Пьеса. Послесловие Марка Дадяна
Опубликовано в журнале Иностранная литература, номер 11, 2007
Перевод Марк Дадян
Память как пространство ошибки
Как часто — в беседе или в опасных проливах собственных воспоминаний — мы вдруг сознаем, что неточности, противоречия, несоответствия чуть “сдвинули” привычную картинку, изменили перспективу, и вот мы уже не уверены, в каком именно музее созерцали то полотно знаменитого живописца, а друг убеждает нас, что работа никогда не выставлялась, и видеть мы ее могли разве что в художественном альбоме. Канва истории остается неизменной, но подробности ускользают, скрываются за пеленой времени, тонут в ежедневных потоках слов.
Памяти присуща известная неоднозначность. Опыт, в том числе литературный, немыслим без явных или подразумеваемых противоречий.
В какой мере Марию, сестру Марфы и Лазаря, умастившую Христа в доме Симона Прокаженного в Вифании (Ин. 11:2), следует отождествлять с грешницей, умастившей ноги Иисусу в доме Симона Фарисея в Галилее (Лк. 7:37-39)? Сколько ослов привели к Христу перед входом Господа в Иерусалим в канун Пасхи? Изменяют ли эти и еще десять тысяч спорных вопросов в синоптических Евангелиях суть благовествования? Отнюдь нет. Отражают ли они свойства нашей памяти? Безусловно.
Узлов разночтения в пьесе Фрила значительно меньше — около дюжины. Перечислим некоторые из них. Мы предполагаем, что герои “Целителя” вспоминают те двадцать с лишним лет, что провели вместе.
Вопрос о ребенке. Фрэнк утверждает, что Грейс была бесплодна. Точка. Не было никакого ребенка. В шотландской деревне Кинлохберви троица отдыхала, а Фрэнк уехал оттуда только потому, что получил известие о болезни матери. По версии Грейс Фрэнк был рядом с ней, он принимал роды, а потом похоронил младенца и поставил крест на могиле. По версии Тедди Фрэнк ушел в горы и оставил его и Грейс одних у фургона. Он сам, Тедди, принял роды, а затем исполнил печальный обряд.
Возвращение в Ирландию и фермеры-головорезы. Фрэнк говорит, что никогда не рвался обратно на родину — ехать в Ирландию его вынудили Грейс и Тедди. Те, в свою очередь, утверждают, что Фрэнк мечтал вернуться домой. Сколько их было в пабе, этих с замечательной лаконичностью описанных Фрилом (“белые гвоздики в петлицах… темные, квадратные лица”) недобрых фермеров? Четверо, а калеку привезли потом, под утро? Или пятеро, вместе с калекой? Кто заговорил первым — Фрэнк или Нэд? Сам ли Фрэнк предложил исцелить Донала и калеку Макгарви, или его вынудили заняться врачеванием? Это в конце концов важно, ведь в результате последнего “сеанса” главный герой, если воспринимать текст буквально, лишился жизни.
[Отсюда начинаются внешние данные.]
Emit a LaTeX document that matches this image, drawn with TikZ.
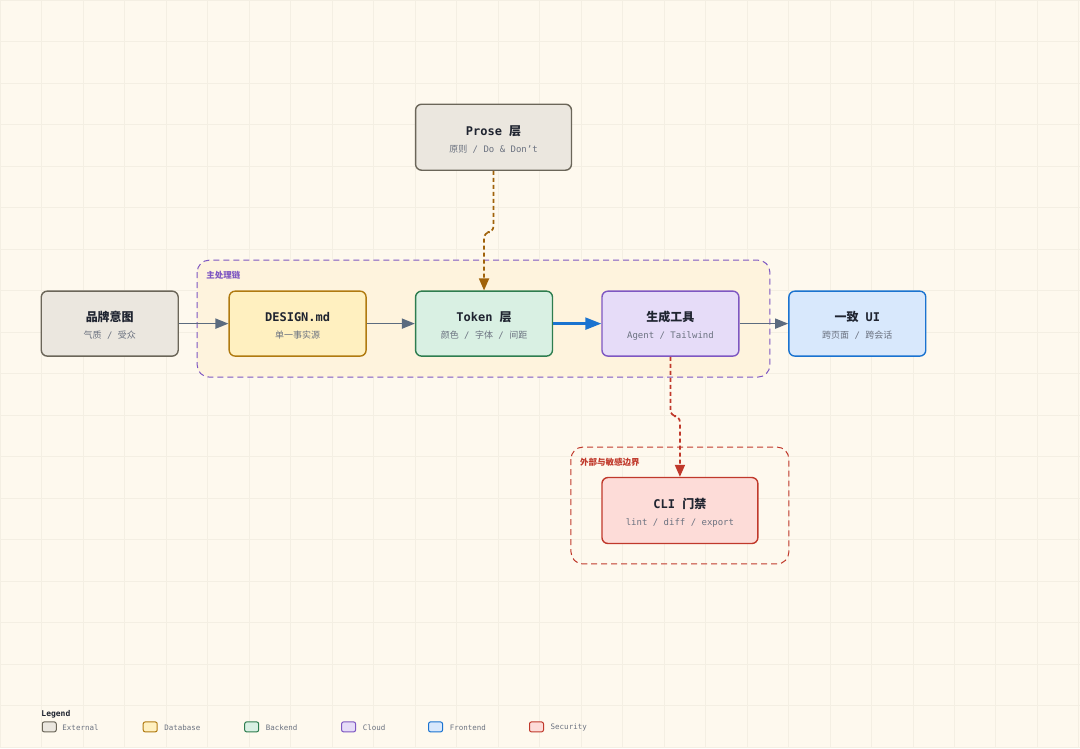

Замечательно, что умножение неоднозначностей в пьесе происходит почти незаметно. Кто предложил использовать песню Джерома Керна в качестве “фоновой” музыки? Сколько голубей было у мисс Мулатки, клиентки незадачливого Тедди? Три птицы? Или сто двадцать? Откуда родом Грейс? Из Йоркшира, как утверждает Фрэнк? Но почему, сбежав от Фрэнка, она отправляется “домой” в Кнокмойл — деревеньку в Северной Ирландии? И сбегала ли она от него вообще? Грейс считает Фрэнка выдумщиком, “пересоздававшим” мир вокруг себя. Так, может быть, Фрэнк выдумал и всех остальных — Грейс, Тедди, страждущих калек, жестоких фермеров, всю свою жизнь?
Впрочем, насколько все это важно?
В пьесе Фрила нарушена презумпция факта, и это, безусловно, роднит “Целителя” с релятивистской непреклонностью великих идиотов Беккета. Фрил мастерски (пусть и в несколько гротескной форме, ведь, поистине, трудно предположить, что человек запамятовал, что у него был ребенок) отражает в пьесе удивительное качество нашей памяти — ее ненадежность. При всем уважении к кельтскому колориту пьесы, “Целитель”, наверное, еще и об этом — о трудности понять другого, о присущей человеческому опыту неоднозначности и о непростых взаимоотношениях между мыслимым и действительным.